If you have access to the Sahitya Akademi's bi-monthly journal, Indian Literature, I also recommend that you track down Dharwadker's excellent essay "Translating the Millennium: Indian Literature in the Global Market", from the July-August 2008 issue. Among the ideas defended in it are, "The proper unit of translation is not the word but the phrase" and "Only a poem can translate a poem" (there is more to this notion than there first appears). Here is a paragraph from it:
To a great extent, diction and style can be analysed and translated as surface features of language and textuality. In contrast, 'voice' and 'tone' seem to be encoded inside a text, and hence are aspects of its 'inner form'. Voice and tone are both characteristic of a writer and are vital to the meaning and impact of a specific work: they should be 'heard' clearly when a translation combines the best phrases in the best order to represent its effects. Tagore's English translations of his poetry, fiction and drama fail because they are atonal; his English was not supple enough to capture the nuances of his own voice or the voices of his characters, which are vivid in the original Bengali. Without fine modulations of diction, style, voice, and tone, it is impossible to render a poem, a novel, or a play in one language as an artefact of comparable aesthetic or imaginative value in another medium....It is a major literary achievement in itself when a translator invents an entire style in English that parallels an author's signature style in the original. In all honesty, we have to admit that we still have not done for our major writers what Gregory Rabassa, for example, has accomplished for Garcia Marquez, or Maureen Freely has created for Orhan Pamuk.
Rabassa's recounts his experience of translating Marquez and Julio Cortazar in "Translation and Its Discontents", an excerpt from his book about translation If This Be Treason, here. ("As the first part of Hopscotch and some of the “Expendable Chapters” take place in Paris, quite a bit of French is woven into the narration. This could have been translated, but I left it as it was. Had Julio wanted these spots in English he would have translated them into Spanish in the first place. I also saw no reason to dumb the book down for readers of English and insult them in that way. I also left the Spanish intact sometimes for other reasons. Like any song, tangos are better left in the original or great and sometimes hilarious damage is done.")

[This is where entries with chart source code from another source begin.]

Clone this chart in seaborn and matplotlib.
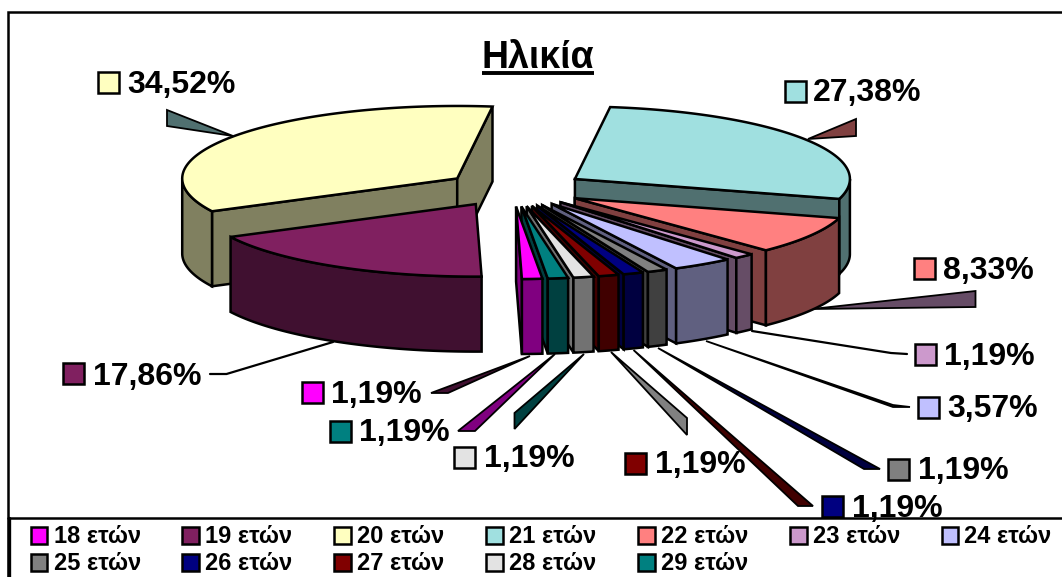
import numpy as np
import matplotlib
matplotlib.use("Agg")
import matplotlib.pyplot as plt
from matplotlib.patches import Polygon, Rectangle
import seaborn as sns

# ---- data ----
categories = ["18 ετών", "19 ετών", "20 ετών", "21 ετών", "22 ετών", "23 ετών",
              "24 ετών", "25 ετών", "26 ετών", "27 ετών", "28 ετών", "29 ετών"]
shares = [1.19, 17.86, 34.52, 27.38, 8.33, 1.19, 3.57, 1.19, 1.19, 1.19, 1.19, 1.19]
slice_colors = ["#FF00FF", "#802060", "#FFFFC0", "#A0E0E0", "#FF8080", "#CC99CC",
                "#C0C0FF", "#808080", "#000080", "#800000", "#E3E3E3", "#008080"]
title = "Ηλικία"

# ---- layout (pixels of the canvas) ----
W, H = 1062, 577
CX, CY, RX, RY, DEPTH, EXPLODE, START = 515.4, 189.3, 275, 72.5, 75, 0.259, 84.5
# swatch left, swatch top, text left, text centre y
label_pos = [(301.5, 382, 331, 392), (63, 363, 93, 373.5), (98, 72, 127, 82),
             (785, 81, 813, 90), (914, 258, 943, 267), (914.5, 344, 944, 353.5),
             (917.5, 397, 947, 406), (888, 459, 917.5, 468), (821.5, 496, 852, 506),
             (625, 453, 655, 462), (454, 447, 484, 456), (329.5, 421, 359, 430)]
leaders = [
    ([(530, 356), (448, 393), (431, 393)], "#401030"),
    ([(333, 342), (226.5, 374), (210, 374)], None),
    ([(233, 136), (167, 110), (167, 126)], "#507070"),
    ([(808, 139), (856, 119), (856, 136)], "#804040"),
    ([(812, 309), (975.5, 291), (975.5, 307)], "#664C66"),
    ([(752, 331), (891, 353), (907, 354)], None),
    ([(706, 341), (893, 405), (910, 407), (893, 407)], "#606060"),
    ([(658, 348), (880, 469), (864, 469)], "#000040"),
    ([(633.5, 350), (813, 506), (798, 506)], "#400000"),
    ([(611, 352), (687, 418), (687, 435)], "#808080"),
    ([(584, 354), (514.5, 413), (514.5, 429)], "#004040"),
    ([(555, 354), (475, 431), (458, 431)], "#800080"),
]
legend_cols = [30.5, 182, 334, 486, 638, 790, 941.5]
legend_rows = [535, 562]

sns.set_theme(style="white")
plt.rcParams["font.family"] = ["Liberation Sans", "DejaVu Sans"]
palette = sns.color_palette(slice_colors)

fig = plt.figure(figsize=(W / 100, H / 100), dpi=100, facecolor="white")
ax = fig.add_axes([0, 0, 1, 1])
ax.set_xlim(0, W)
ax.set_ylim(H, 0)
ax.axis("off")

def poly(points, color, lw=1.8, z=2):
    ax.add_patch(Polygon(points, closed=True, facecolor=color, edgecolor="black",
                         linewidth=lw, joinstyle="miter", zorder=z))

# leaders sit behind the pie
for pts, col in leaders:
    if col is None:
        ax.plot(*zip(*pts), color="black", lw=1.6, zorder=1)
    else:
        poly(pts, col, lw=1.3, z=1)

# ---- exploded 3D pie, angles derived from the shares ----
total = sum(shares)
angles = np.cumsum([0] + [s / total * 360 for s in shares]) + START
slices = []
for i in range(len(shares)):
    a, b = angles[i], angles[i + 1]
    m = np.radians((a + b) / 2)
    front = max(0.0, np.sin(m))
    slices.append((np.sin(m), i, a, b,
                   CX + EXPLODE * RX * np.cos(m) - 3.5 * front,
                   CY + EXPLODE * RY * np.sin(m) - 1.5 * front))

def rim(ox, oy, t):
    r = np.radians(t)
    return ox + RX * np.cos(r), oy + RY * np.sin(r)

for _, i, a, b, ox, oy in sorted(slices, key=lambda s: s[0]):
    col = np.array(palette[i])
    side = col * 0.5
    # cut faces
    for t, sign in ((a, -1), (b, 1)):
        if sign * np.cos(np.radians(t)) > 0:
            x, y = rim(ox, oy, t)
            poly([(ox, oy), (x, y), (x, y + DEPTH), (ox, oy + DEPTH)], side)
    # outer wall: the part of the rim that faces the viewer
    for k in (0, 1):
        lo, hi = max(a, 360 * k), min(b, 180 + 360 * k)
        if hi > lo:
            ts = np.linspace(lo, hi, 80)
            top = [rim(ox, oy, t) for t in ts]
            bottom = [(x, y + DEPTH) for x, y in reversed(top)]
            poly(top + bottom, side)
    # top face
    ts = np.linspace(a, b, 160)
    poly([(ox, oy)] + [rim(ox, oy, t) for t in ts], col)

# ---- frame ----
ax.plot([8, 8, W + 5], [H + 5, 11.5, 11.5], color="black", lw=1.8, zorder=6, solid_joinstyle="miter")
ax.plot([8, W + 5], [518, 518], color="black", lw=1.8, zorder=6)
ax.plot([9, 9], [518, H + 5], color="black", lw=2.4, zorder=6)

# ---- title ----
ax.text(482, 68, title, fontsize=27, fontweight="bold", color="black", ha="left", va="baseline", zorder=8)
ax.plot([482, 594], [73, 73], color="black", lw=2.8, zorder=8, solid_capstyle="butt")

# ---- data labels ----
for i, (sx, sy, tx, ty) in enumerate(label_pos):
    ax.add_patch(Rectangle((sx, sy), 21, 21, facecolor=palette[i], edgecolor="black", linewidth=1.8, zorder=7))
    ax.text(tx, ty, f"{shares[i]:.2f}%".replace(".", ","), fontsize=23, fontweight="bold",
            color="black", ha="left", va="center_baseline", zorder=8)

# ---- legend ----
for i, name in enumerate(categories):
    row, col = divmod(i, 7)
    x, y = legend_cols[col], legend_rows[row]
    ax.add_patch(Rectangle((x, y - 8), 16.5, 16.5, facecolor=palette[i], edgecolor="black", linewidth=1.8, zorder=7))
    ax.text(x + 23, y - 1, name, fontsize=17, fontweight="bold", color="black",
            ha="left", va="center_baseline", zorder=8)

fig.savefig("out.png", dpi=100, facecolor="white")
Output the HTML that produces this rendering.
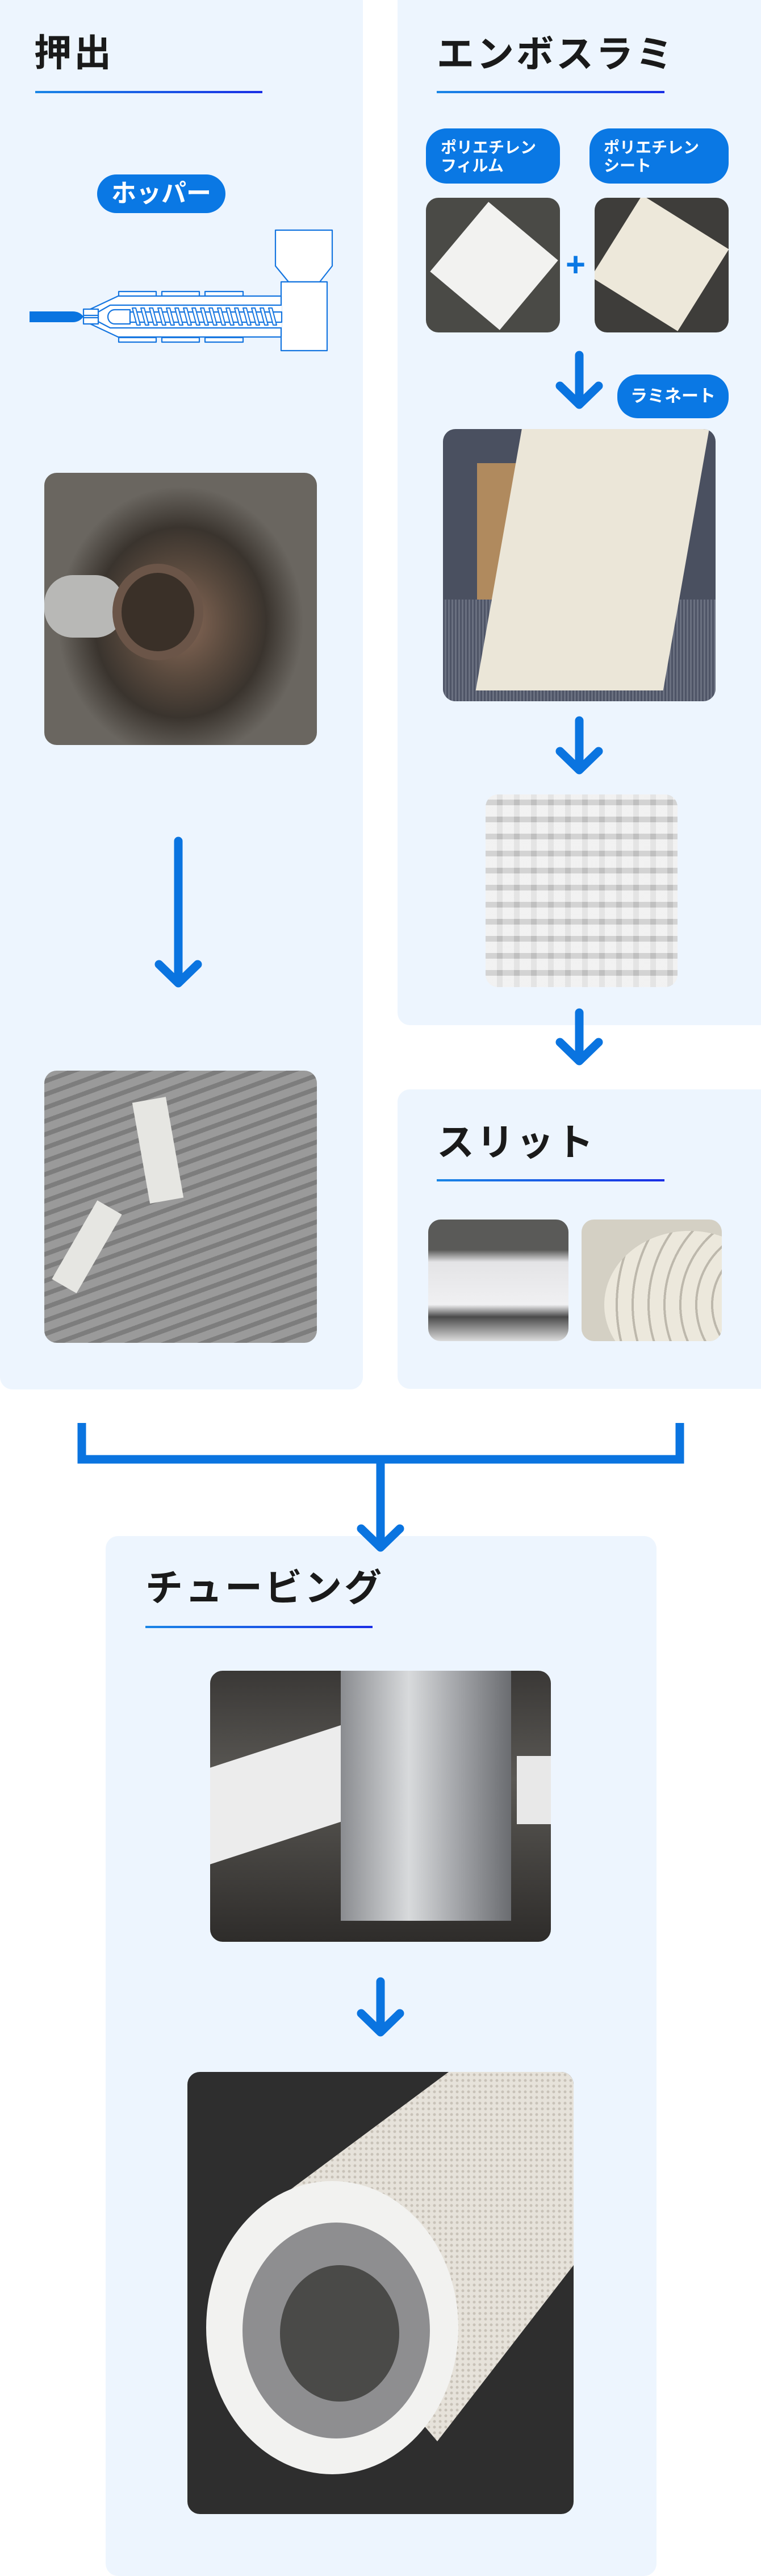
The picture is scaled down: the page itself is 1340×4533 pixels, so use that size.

Lastly, here is an essay, "Mistaken Identity", on changing attitudes towards issues of individual and group identity by the British writer Kenan Malik,whose work I always read with care ("Historically, anti-racists challenged both the practice of racism and the process of racialisation; that is, both the practice of discriminating against people by virtue of their race and the insistence that an individual can be defined by the group to which he or she belongs. Today's multiculturalists argue that to fight racism one must celebrate group identity. The consequence has been the resurrection of racial ideas and imprisonment of people within their cultural identities.") Malik is also the author of the recent book From Fatwa to Jihad: The Rushdie Affair and Its Legacy, and some the arguments made in that book – that Rushdie's opponents may have lost the battle, but they have won the larger war against free speech – are presented here in "Shadow of the Fatwa" ("Critics of Rushdie no more spoke for the Muslim community than Rushdie himself did. Both represented different strands of opinion within Muslim communities. Rushdie's critics spoke for some of the most conservative strands. The campaign against The Satanic Verses was not to protect the Muslim communities from unconscionable attack from anti-Muslim bigots, but to protect their own privileged position within those communities from political attack from radical critics, to assert their right to be the true voice of Islam by denying legitimacy to such critics. They succeeded at least in part, because secular liberals embraced them as the authentic voice of the Muslim community.")

That should be at least eight hours of reading!